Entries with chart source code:
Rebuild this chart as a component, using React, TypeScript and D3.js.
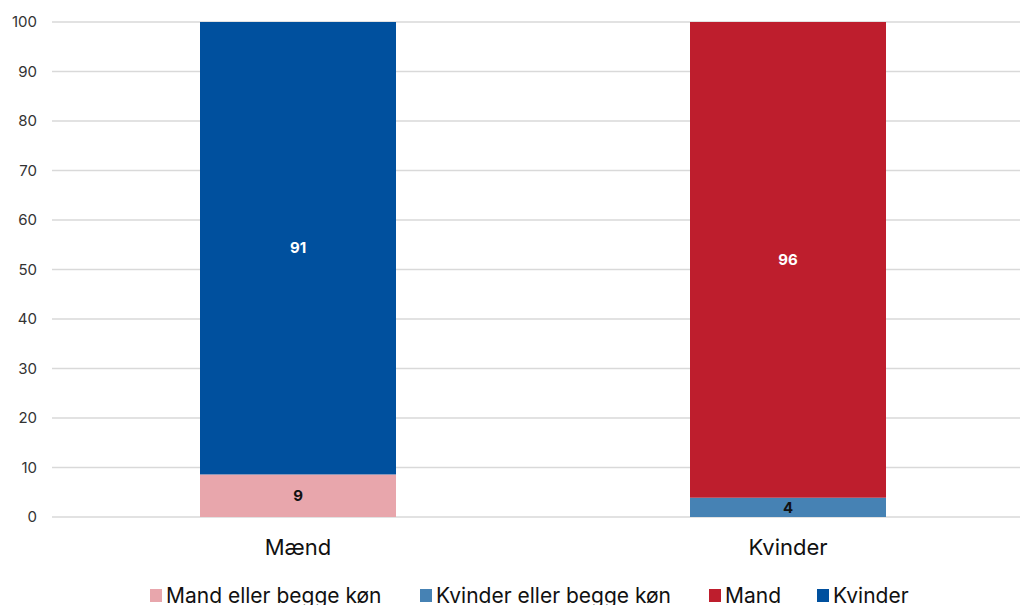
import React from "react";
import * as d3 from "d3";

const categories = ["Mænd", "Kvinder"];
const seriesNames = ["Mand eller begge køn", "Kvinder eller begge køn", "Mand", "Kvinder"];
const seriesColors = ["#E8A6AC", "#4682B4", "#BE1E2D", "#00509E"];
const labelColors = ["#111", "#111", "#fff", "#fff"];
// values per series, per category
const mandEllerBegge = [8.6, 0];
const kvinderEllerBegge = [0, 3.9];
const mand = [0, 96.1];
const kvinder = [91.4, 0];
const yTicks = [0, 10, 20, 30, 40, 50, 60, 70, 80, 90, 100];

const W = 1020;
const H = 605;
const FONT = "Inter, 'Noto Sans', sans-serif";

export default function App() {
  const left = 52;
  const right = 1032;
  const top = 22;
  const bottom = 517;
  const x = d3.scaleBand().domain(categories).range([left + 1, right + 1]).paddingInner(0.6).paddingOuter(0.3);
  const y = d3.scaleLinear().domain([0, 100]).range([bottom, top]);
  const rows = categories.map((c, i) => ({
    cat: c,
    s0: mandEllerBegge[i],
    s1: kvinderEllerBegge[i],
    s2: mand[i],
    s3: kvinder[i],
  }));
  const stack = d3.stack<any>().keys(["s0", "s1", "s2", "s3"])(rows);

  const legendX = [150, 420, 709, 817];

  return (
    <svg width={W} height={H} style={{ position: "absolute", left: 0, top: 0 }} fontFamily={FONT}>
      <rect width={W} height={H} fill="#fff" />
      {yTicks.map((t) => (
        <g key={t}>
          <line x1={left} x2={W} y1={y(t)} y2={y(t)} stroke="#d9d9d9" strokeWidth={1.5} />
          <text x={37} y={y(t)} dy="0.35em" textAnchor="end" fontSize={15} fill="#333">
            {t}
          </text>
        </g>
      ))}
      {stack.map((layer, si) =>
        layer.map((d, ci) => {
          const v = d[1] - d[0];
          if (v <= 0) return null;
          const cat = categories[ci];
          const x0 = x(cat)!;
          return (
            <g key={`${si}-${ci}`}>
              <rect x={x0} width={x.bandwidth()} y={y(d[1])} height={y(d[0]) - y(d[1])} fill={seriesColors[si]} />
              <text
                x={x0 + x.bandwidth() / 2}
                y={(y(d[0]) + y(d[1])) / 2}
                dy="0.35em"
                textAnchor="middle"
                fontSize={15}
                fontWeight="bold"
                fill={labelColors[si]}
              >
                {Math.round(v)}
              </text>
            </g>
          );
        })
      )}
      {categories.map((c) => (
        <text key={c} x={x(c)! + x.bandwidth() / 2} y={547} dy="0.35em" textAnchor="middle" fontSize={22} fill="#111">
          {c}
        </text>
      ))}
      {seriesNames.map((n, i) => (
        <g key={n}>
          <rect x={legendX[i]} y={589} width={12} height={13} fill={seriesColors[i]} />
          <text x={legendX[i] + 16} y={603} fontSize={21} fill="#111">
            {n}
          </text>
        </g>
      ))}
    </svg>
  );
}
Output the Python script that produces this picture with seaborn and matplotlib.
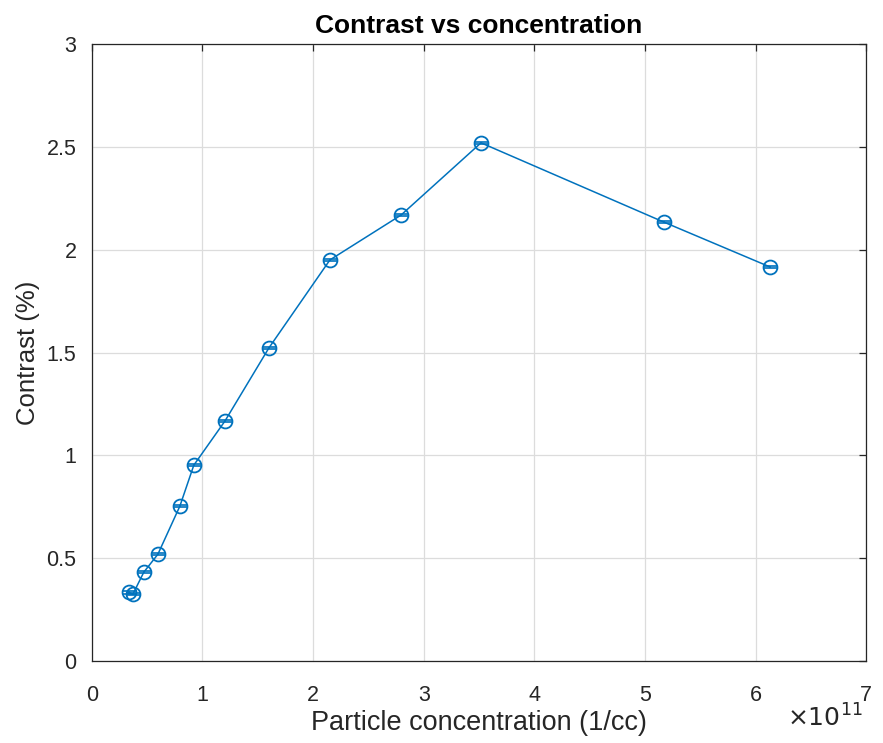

GOAL.
Set the pictures aside and transcribe the data above exactly.

RESPONSE TO THE TASK.
Rebuild this chart as a component, using React, TypeScript and D3.js.
import React from "react";
import * as d3 from "d3";

const categories = ["Mænd", "Kvinder"];
const seriesNames = ["Mand eller begge køn", "Kvinder eller begge køn", "Mand", "Kvinder"];
const seriesColors = ["#E8A6AC", "#4682B4", "#BE1E2D", "#00509E"];
const labelColors = ["#111", "#111", "#fff", "#fff"];
// values per series, per category
const mandEllerBegge = [8.6, 0];
const kvinderEllerBegge = [0, 3.9];
const mand = [0, 96.1];
const kvinder = [91.4, 0];
const yTicks = [0, 10, 20, 30, 40, 50, 60, 70, 80, 90, 100];

const W = 1020;
const H = 605;
const FONT = "Inter, 'Noto Sans', sans-serif";

export default function App() {
  const left = 52;
  const right = 1032;
  const top = 22;
  const bottom = 517;
  const x = d3.scaleBand().domain(categories).range([left + 1, right + 1]).paddingInner(0.6).paddingOuter(0.3);
  const y = d3.scaleLinear().domain([0, 100]).range([bottom, top]);
  const rows = categories.map((c, i) => ({
    cat: c,
    s0: mandEllerBegge[i],
    s1: kvinderEllerBegge[i],
    s2: mand[i],
    s3: kvinder[i],
  }));
  const stack = d3.stack<any>().keys(["s0", "s1", "s2", "s3"])(rows);

  const legendX = [150, 420, 709, 817];

  return (
    <svg width={W} height={H} style={{ position: "absolute", left: 0, top: 0 }} fontFamily={FONT}>
      <rect width={W} height={H} fill="#fff" />
      {yTicks.map((t) => (
        <g key={t}>
          <line x1={left} x2={W} y1={y(t)} y2={y(t)} stroke="#d9d9d9" strokeWidth={1.5} />
          <text x={37} y={y(t)} dy="0.35em" textAnchor="end" fontSize={15} fill="#333">
            {t}
          </text>
        </g>
      ))}
      {stack.map((layer, si) =>
        layer.map((d, ci) => {
          const v = d[1] - d[0];
          if (v <= 0) return null;
          const cat = categories[ci];
          const x0 = x(cat)!;
          return (
            <g key={`${si}-${ci}`}>
              <rect x={x0} width={x.bandwidth()} y={y(d[1])} height={y(d[0]) - y(d[1])} fill={seriesColors[si]} />
              <text
                x={x0 + x.bandwidth() / 2}
                y={(y(d[0]) + y(d[1])) / 2}
                dy="0.35em"
                textAnchor="middle"
                fontSize={15}
                fontWeight="bold"
                fill={labelColors[si]}
              >
                {Math.round(v)}
              </text>
            </g>
          );
        })
      )}
      {categories.map((c) => (
        <text key={c} x={x(c)! + x.bandwidth() / 2} y={547} dy="0.35em" textAnchor="middle" fontSize={22} fill="#111">
          {c}
        </text>
      ))}
      {seriesNames.map((n, i) => (
        <g key={n}>
          <rect x={legendX[i]} y={589} width={12} height={13} fill={seriesColors[i]} />
          <text x={legendX[i] + 16} y={603} fontSize={21} fill="#111">
            {n}
          </text>
        </g>
      ))}
    </svg>
  );
}
Output the Python script that produces this picture with seaborn and matplotlib.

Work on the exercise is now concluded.